New Special Assessment Authority for Local Governments

Published for Coates' Canons on September 14, 2009.

UPDATE August 2013: For more detailed information about special assessment authority in North Carolina, click here. Note that the General Assembly extended the sunset on the new special assessment authority to July 1, 2015. It also made a few modifications to that authority. See S.L. 2013-371. For years, North Carolina counties and municipalities have been authorized to impose special assessments on real property to fund certain public improvements that benefit the real property being assessed. During the 2008 and 2009 legislative sessions, the General Assembly bestowed new special assessment authority on local governments—entitled special assessments for critical infrastructure needs—providing units another avenue to fund certain capital projects. (S.L. 2008-165 (HB 1770); S.L. 2009-525 (SB 97)). The new special assessment authority became effective on August 3, 2008, and currently expires on July 1, 2013. For a brief summary of the differences between the traditional and new special assessment authorities, read on....
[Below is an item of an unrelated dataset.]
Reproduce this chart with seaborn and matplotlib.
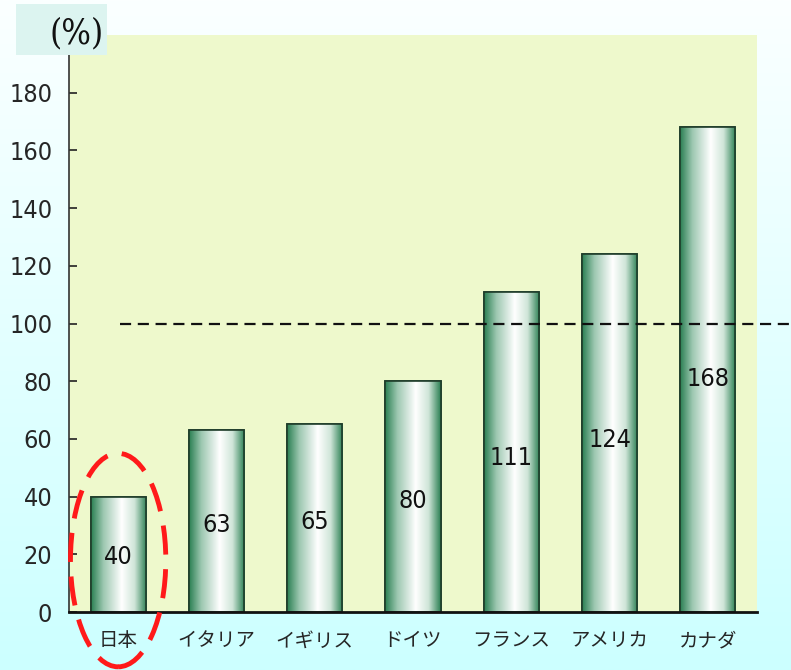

The new special assessment authority does not alter the existing authority to make special assessments under Article 9 of Chapter 153A and Article 10 of Chapter 160A of the General Statutes (traditional special assessment method). Instead, it provides supplemental authority for counties and municipalities to use assessments as a financing tool for certain capital projects. The supplemental authority, found in Article 9A of Chapter 153A and Article 10A of Chapter 160A of the General Statutes, overlaps the existing authority with respect to some of the procedural requirements and allowable purposes for which special assessments may be made. It adds new purposes, however, and alters a few of the procedural requirements for approving and making the assessments. It also allows counties and municipalities to issue certain types of debt to front the costs of the projects for which assessments are imposed. For those familiar with the traditional special assessment authority, the new special assessment authority differs in several respects. Specifically, the new special assessment authority:

  • authorizes counties and municipalities to impose special assessments to finance a different, although somewhat overlapping, set of purposes than the traditional special assessment method. Under the new method, a local government may make special assessments against benefitted properties to finance the capital costs of projects for which proejct development financing debt instruments may be issued under G.S. 159-103 or to finance the installation of distributed generation renewable energy sources or energy efficiency improvements that are premanently fixed to residential, commercial, industrial, or other real property.

  • requires that counties and municipalities receive a petition for any of the authorized projects to be financed by assessments signed by at least a majority of the owners of real property to be assessed and who represent at least 66 percent of the assessed value of all real property to be assessed.

  • authorizes counties and municipalities that impose special assessments to borrow money to front the costs of projects for which assessments may be imposed according to one or more of the following methods: revenue bonds, project development financing debt instruments and general obligation bonds.

  • authorizes counties and municipalities to pledge the special assessment revenue as security for revenue bonds used to fund the projects for which the assessments are imposed.

  • allows counties and municipalities to impose the special assessments before the projects being financed are complete. The assessments are based on estimated costs.

  • does not expressly limit the bases upon which the assessments may be made. Instead, it leaves the determination of the bases of the assessments to the discretion of the governing board, subject only to the requirement that the assessments bear some relationship to the amount of benefit that accrues to the assessed properties.

  • allows a governing board to authorize assessments to be paid in up to 30 annual installments, with interest.

  • expressly authorizes counties and municipalities to contract with private agencies to implement a project financed by the imposition of special assessments. And, if no more than 25 percent of the estimated cost of a project is to be funded from the proceeds of general obligation bonds or general revenues, it authorizes the local government to exempt a private agency from the provisions of Article 8 of Chapter 143 of the General Statutes, with certain restrictions.

  • expires on July 1, 2013. (The expiration date will not affect the validity of assessments or bonds issued or authorized before the effective date of the expiration.)